|The Decurion Auto-Take|
This week, I ha' been mostly painting Tomb Blades. They are remarkably sturdy given their delicate construction and long flight stands. Flight stands are rubbish most of the time. They might be transparent but they don't exactly fade into the background and start to look really grubby and scratched almost immediately. They are also very brittle and not designed for clumsy, ham fisted gamers to knock around the tabletop. And what is that stupid bubble that always seems to form inside the stem?
|Comes with a variety of options and plush, leather interior|
I have managed to snap the flight stand off my second Ghost Ark now and I haven't even played a game with it. Fortunately I have learned the hard way how to replace them. First off, keep all the stems that you get in kits with flight stands. You always get too many, usually of differing lengths allowing you to adjust the height of the model. Also, don't glue them to the bases. If you put too much glue on then they look awful and you'll never get the stems back out if they break.
|Rust effect $99 extra|
Having said that, if the stem is too narrow to fit snugly into the base or model, then you might have to use a bit of glue to widen it, but never glue it to the base imho. Use the spares as replacements when you inevitably snap the damn vehicle off it's stand during a game. Or you could just not bother with flight stands at all I guess. I've seen a few gamers do this. In fact, you know what? Do what you want. Its your hobby.

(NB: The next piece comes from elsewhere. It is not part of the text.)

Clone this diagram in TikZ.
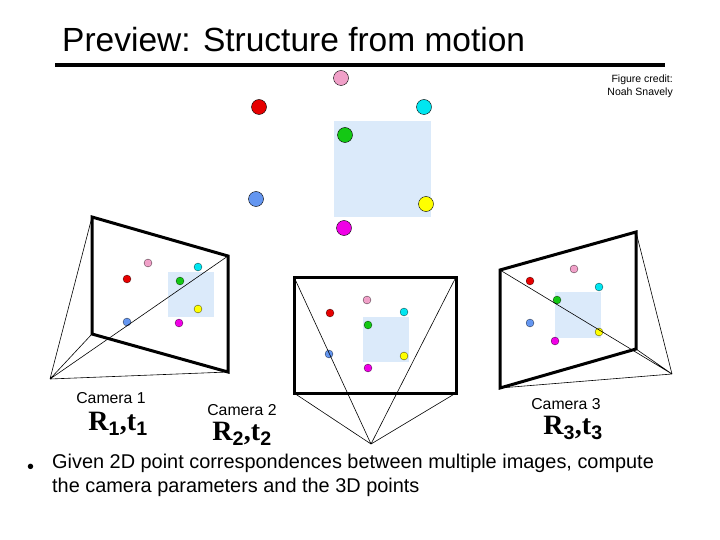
\documentclass[tikz,border=0pt]{standalone}
\usepackage{fontspec}
\setmainfont{Liberation Sans}
\newfontfamily\serifbf{Liberation Serif}[Scale=1.0]
\usetikzlibrary{positioning}
\definecolor{pale}{RGB}{219,234,250}
\definecolor{ptpink}{RGB}{240,160,200}
\definecolor{ptred}{RGB}{230,0,0}
\definecolor{ptcyan}{RGB}{0,230,240}
\definecolor{ptgreen}{RGB}{20,200,20}
\definecolor{ptyellow}{RGB}{255,255,0}
\definecolor{ptblue}{RGB}{100,150,240}
\definecolor{ptmag}{RGB}{240,0,230}
\tikzset{
  wpt/.style={circle,draw=black,thin,inner sep=0pt,minimum size=15pt},
  ipt/.style={circle,draw=black,very thin,inner sep=0pt,minimum size=8pt},
  frame/.style={line width=3pt,line join=miter},
  ray/.style={line width=0.6pt},
  caml/.style={font=\fontsize{15.8}{18}\selectfont},
  rtl/.style={font=\serifbf\bfseries\fontsize{28}{30}\selectfont}
}
% seven dots: pink, red, cyan, green, yellow, blue, magenta
\newcommand{\ptset}[9]{%
  \fill[pale] (#1) rectangle (#2);
  \node[ipt,fill=ptpink] at (#3) {};
  \node[ipt,fill=ptred] at (#4) {};
  \node[ipt,fill=ptcyan] at (#5) {};
  \node[ipt,fill=ptgreen] at (#6) {};
  \node[ipt,fill=ptyellow] at (#7) {};
  \node[ipt,fill=ptblue] at (#8) {};
  \node[ipt,fill=ptmag] at (#9) {};}
\begin{document}
\begin{tikzpicture}[x=1pt,y=-1pt]
  \useasboundingbox (0,0) rectangle (720,540);

  % Titel
  \node[anchor=base west,font=\fontsize{33.5}{36}\selectfont,inner sep=0pt] (title) at (62,52) {Preview: Structure from motion};
  \draw[line width=3.5pt] (55,65) -- (665,65);
  \node[align=right,anchor=north east,font=\fontsize{10.5}{13}\selectfont,inner sep=0pt] (credit) at (673,75) {Figure credit:\\Noah Snavely};

  % 3D points
  \fill[pale] (334,121) rectangle (431,217);
  \node[wpt,fill=ptpink] (p) at (341,78) {};
  \node[wpt,fill=ptred] (r) at (259,107) {};
  \node[wpt,fill=ptcyan] (c) at (424,107) {};
  \node[wpt,fill=ptgreen] (g) at (345,135) {};
  \node[wpt,fill=ptyellow] (y) at (426,204) {};
  \node[wpt,fill=ptblue] (b) at (256,199) {};
  \node[wpt,fill=ptmag] (m) at (344,228) {};

  % Camera 1
  \coordinate (o1) at (50,379);
  \coordinate (a1) at (92,217); \coordinate (b1) at (228,256);
  \coordinate (c1) at (228,372); \coordinate (d1) at (92,334);
  \ptset{168,272}{214,317}{148,263}{127,279}{198,267}{180,281}{198,309}{127,322}{179,323}
  \draw[ray] (o1) -- (a1) (o1) -- (d1) (o1) -- (b1) (o1) -- (c1);
  \draw[frame] (a1) -- (b1) -- (c1) -- (d1) -- cycle;
  \node[caml] (cam1) at (111,398) {Camera 1};
  \node[rtl] (rt1) at (118,424) {R$_{\mathbf 1}$,t$_{\mathbf 1}$};

  % Camera 2
  \coordinate (o2) at (371,444);
  \coordinate (a2) at (294,277); \coordinate (b2) at (456,277);
  \coordinate (c2) at (456,393); \coordinate (d2) at (294,393);
  \ptset{363,317}{409,362}{367,300}{330,313}{404,312}{368,325}{404,356}{329,354}{368,368}
  \draw[ray] (o2) -- (a2) (o2) -- (b2) (o2) -- (c2) (o2) -- (d2);
  \draw[frame] (a2) -- (b2) -- (c2) -- (d2) -- cycle;
  \node[caml] (cam2) at (242,410) {Camera 2};
  \node[rtl] (rt2) at (242,434) {R$_{\mathbf 2}$,t$_{\mathbf 2}$};

  % Camera 3
  \coordinate (o3) at (672,374);
  \coordinate (a3) at (500,270); \coordinate (b3) at (636,232);
  \coordinate (c3) at (636,349); \coordinate (d3) at (500,388);
  \ptset{555,292}{601,338}{574,269}{530,281}{599,287}{557,300}{599,332}{530,323}{555,341}
  \draw[ray] (o3) -- (a3) (o3) -- (b3) (o3) -- (c3) (o3) -- (d3);
  \draw[frame] (a3) -- (b3) -- (c3) -- (d3) -- cycle;
  \node[caml] (cam3) at (566,404) {Camera 3};
  \node[rtl] (rt3) at (573,428) {R$_{\mathbf 3}$,t$_{\mathbf 3}$};

  % Text
  \node[anchor=base west,inner sep=0pt,font=\fontsize{19.9}{24}\selectfont] (bul) at (27,473) {\textbullet};
  \node[anchor=north west,inner sep=0pt,align=left,font=\fontsize{19.9}{24}\selectfont] (txt) at (52,454)
    {Given 2D point correspondences between multiple images, compute\\the camera parameters and the 3D points};
\end{tikzpicture}
\end{document}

|Oculus VR headset comes as standard|
I also finished my first squad of converted(?) warriors. I wanted to repose them in silent, uniform ranks as if in stasis or awaiting command. So I chopped all their legs up and some of their arms. I literally chopped up every joint in the leg, actually removing the kneecaps and reversing them to make the legs straight.
|I wanna be a skybourne ranger..|
This got really boring after a while. I mean life threateningly boring. Right up until the point where my scalpel clipped through a tiny piece of Necron leg and sent it spinning across the room into a murky, little used corner. So I'm reposing the remaining 10 warriors in a kneeling position which requires much less dismemberment.
|Knobbly Knees competition. Pontins, Blackpool 1958|
I don't recommend reposing Necron legs like this. Of course, if you enjoy crawling around on your hands and knees for half an hour searching amongst the fluff and detritus for a Necron kneecap (about 1.5mm in diameter) which pinged 15ft across the garage then by all means go for it. If, on the other hand, you find this sort of activity distasteful then you could try Tripwire's relatively sane way to reposition necron warriors. I only read his blogpost after chopping up my warriors, so more fool me.
I now have a high beam camping penlight in my possession which I use to systematically quarter and search the floor area for lost model kit components. I'm getting quite good at it. Apart from that time when a Broodlord claw was actually stuck to my sleeve rather than on the ground. Dave Weston's method of hoovering the carpet over the dropzone and inspecting the bag afterwards may also be quite effective (see the comments section of that post).